Please pull out every line that includes the string "matplotlib".

--- Begin ---

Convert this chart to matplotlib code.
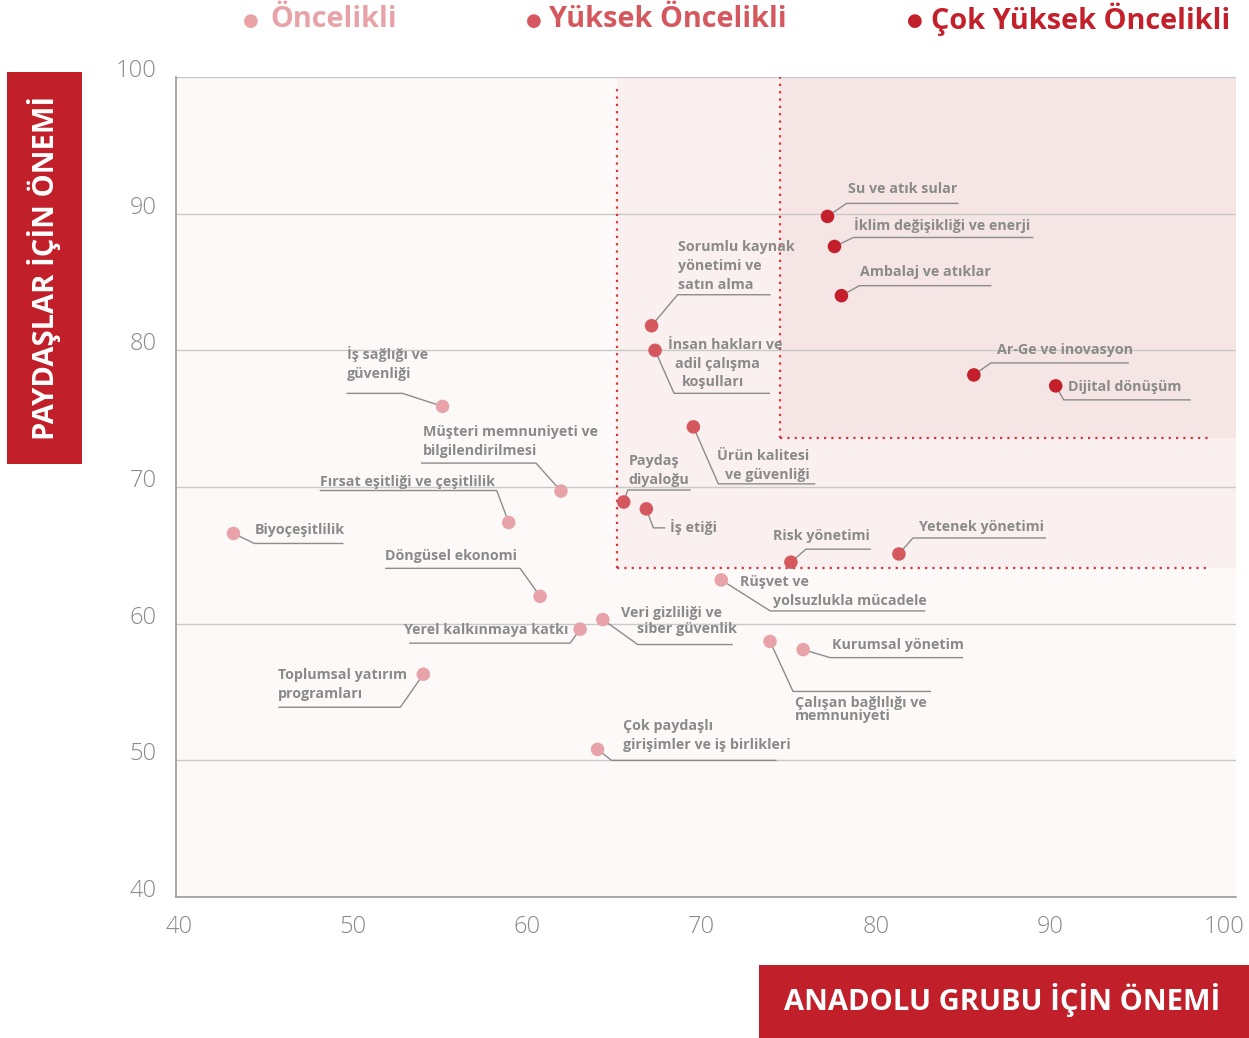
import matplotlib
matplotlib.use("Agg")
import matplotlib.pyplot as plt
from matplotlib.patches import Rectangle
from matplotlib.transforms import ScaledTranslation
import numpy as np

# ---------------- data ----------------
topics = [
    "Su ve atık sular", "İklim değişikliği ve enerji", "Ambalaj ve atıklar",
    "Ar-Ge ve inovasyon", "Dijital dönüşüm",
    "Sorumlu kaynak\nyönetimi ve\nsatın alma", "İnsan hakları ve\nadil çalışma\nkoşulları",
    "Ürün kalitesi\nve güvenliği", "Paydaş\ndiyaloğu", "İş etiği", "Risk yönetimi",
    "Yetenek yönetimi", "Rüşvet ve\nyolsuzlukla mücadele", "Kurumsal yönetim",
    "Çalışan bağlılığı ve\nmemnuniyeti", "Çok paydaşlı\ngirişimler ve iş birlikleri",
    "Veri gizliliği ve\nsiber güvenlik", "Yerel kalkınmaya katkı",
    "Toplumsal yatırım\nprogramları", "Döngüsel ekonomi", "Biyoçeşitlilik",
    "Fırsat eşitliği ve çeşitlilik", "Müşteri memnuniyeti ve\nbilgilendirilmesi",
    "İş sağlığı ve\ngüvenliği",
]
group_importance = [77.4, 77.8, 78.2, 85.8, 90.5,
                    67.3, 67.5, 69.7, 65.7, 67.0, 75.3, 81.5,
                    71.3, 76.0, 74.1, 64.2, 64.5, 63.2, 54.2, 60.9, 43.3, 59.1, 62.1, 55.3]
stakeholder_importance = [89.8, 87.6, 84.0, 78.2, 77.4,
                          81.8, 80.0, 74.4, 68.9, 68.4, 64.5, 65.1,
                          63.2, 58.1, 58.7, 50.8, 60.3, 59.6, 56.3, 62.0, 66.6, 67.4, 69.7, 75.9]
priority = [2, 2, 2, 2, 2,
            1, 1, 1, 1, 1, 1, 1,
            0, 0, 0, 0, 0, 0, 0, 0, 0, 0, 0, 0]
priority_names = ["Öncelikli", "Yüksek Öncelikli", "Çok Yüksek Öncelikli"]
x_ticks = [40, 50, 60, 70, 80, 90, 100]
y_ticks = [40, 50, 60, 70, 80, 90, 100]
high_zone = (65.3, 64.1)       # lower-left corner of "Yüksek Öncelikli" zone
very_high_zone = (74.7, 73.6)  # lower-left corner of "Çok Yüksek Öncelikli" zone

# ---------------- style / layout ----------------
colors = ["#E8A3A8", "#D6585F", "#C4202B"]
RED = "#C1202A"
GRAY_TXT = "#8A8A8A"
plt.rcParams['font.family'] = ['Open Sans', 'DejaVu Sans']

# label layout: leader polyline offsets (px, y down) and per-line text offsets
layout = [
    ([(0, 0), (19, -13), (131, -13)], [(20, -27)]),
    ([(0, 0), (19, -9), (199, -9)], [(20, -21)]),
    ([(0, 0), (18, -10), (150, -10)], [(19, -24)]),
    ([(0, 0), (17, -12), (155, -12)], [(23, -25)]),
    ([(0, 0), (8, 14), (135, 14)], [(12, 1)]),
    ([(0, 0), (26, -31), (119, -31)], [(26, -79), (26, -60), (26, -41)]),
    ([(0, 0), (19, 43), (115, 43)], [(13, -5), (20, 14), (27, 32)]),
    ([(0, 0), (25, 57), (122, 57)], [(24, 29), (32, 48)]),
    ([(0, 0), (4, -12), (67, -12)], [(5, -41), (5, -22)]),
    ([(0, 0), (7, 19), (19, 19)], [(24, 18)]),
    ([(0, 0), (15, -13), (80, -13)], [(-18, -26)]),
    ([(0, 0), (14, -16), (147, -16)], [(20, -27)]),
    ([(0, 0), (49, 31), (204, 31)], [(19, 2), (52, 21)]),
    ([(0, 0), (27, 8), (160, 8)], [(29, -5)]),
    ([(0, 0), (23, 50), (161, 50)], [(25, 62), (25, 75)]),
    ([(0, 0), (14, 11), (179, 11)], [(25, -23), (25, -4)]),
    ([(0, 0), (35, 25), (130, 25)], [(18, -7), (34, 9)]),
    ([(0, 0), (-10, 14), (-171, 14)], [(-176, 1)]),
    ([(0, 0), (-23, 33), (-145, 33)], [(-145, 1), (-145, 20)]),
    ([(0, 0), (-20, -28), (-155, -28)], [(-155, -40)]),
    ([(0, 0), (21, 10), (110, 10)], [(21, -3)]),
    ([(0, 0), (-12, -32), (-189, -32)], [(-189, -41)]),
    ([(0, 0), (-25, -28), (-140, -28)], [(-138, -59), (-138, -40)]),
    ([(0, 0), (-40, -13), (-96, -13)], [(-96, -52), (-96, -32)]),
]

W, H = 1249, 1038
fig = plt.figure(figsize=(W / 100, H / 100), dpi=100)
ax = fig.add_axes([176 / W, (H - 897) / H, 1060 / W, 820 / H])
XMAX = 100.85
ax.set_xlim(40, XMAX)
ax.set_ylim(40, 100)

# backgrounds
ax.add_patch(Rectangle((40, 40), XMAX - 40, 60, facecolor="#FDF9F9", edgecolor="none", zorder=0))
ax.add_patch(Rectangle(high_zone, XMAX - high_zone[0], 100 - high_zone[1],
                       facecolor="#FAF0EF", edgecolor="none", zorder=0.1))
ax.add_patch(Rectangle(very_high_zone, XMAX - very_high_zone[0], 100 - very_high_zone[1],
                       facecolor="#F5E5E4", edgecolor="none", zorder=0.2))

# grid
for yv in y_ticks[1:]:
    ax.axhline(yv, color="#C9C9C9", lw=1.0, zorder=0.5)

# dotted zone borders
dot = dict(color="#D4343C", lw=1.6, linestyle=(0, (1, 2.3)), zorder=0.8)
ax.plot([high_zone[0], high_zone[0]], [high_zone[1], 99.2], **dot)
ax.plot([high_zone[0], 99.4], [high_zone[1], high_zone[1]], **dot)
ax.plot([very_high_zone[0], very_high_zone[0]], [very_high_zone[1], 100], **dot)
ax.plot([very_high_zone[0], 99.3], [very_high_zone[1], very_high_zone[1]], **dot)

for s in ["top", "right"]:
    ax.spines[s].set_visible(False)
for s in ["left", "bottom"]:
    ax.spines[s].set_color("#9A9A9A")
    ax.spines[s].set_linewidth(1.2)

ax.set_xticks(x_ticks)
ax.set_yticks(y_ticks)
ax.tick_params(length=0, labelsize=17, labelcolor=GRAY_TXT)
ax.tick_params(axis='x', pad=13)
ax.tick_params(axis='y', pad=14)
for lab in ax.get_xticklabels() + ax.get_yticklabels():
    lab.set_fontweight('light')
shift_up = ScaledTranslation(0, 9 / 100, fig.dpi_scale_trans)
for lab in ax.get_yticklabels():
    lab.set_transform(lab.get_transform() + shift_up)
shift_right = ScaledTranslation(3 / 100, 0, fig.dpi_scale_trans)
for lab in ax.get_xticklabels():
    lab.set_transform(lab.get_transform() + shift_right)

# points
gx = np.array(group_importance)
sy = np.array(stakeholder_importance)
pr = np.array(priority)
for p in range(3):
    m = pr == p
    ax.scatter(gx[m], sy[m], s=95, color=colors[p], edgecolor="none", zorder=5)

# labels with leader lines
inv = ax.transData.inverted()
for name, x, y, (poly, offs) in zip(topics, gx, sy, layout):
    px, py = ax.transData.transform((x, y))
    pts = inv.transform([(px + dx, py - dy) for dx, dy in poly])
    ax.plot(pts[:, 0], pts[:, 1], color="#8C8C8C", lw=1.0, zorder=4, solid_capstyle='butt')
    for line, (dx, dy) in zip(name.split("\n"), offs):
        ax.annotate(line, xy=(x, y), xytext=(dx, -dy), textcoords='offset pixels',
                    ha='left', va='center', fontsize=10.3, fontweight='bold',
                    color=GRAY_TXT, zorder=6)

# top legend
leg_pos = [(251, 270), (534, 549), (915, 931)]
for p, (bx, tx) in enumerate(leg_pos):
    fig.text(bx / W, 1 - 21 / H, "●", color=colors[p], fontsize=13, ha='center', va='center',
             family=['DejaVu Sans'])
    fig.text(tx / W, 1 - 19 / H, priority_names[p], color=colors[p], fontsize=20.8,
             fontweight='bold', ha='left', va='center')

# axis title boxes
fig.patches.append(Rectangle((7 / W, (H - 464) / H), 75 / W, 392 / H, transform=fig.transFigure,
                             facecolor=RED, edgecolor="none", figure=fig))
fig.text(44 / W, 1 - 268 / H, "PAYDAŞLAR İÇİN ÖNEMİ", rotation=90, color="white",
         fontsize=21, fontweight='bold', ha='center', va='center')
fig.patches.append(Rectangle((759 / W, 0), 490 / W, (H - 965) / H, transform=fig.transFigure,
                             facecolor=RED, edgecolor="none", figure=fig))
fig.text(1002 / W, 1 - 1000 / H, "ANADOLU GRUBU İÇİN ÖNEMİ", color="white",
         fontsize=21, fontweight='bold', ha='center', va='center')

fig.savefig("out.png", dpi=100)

--- End ---

• Exercise answer
Convert this chart to matplotlib code.
import matplotlib
matplotlib.use("Agg")
import matplotlib.pyplot as plt
from matplotlib.patches import Rectangle
from matplotlib.transforms import ScaledTranslation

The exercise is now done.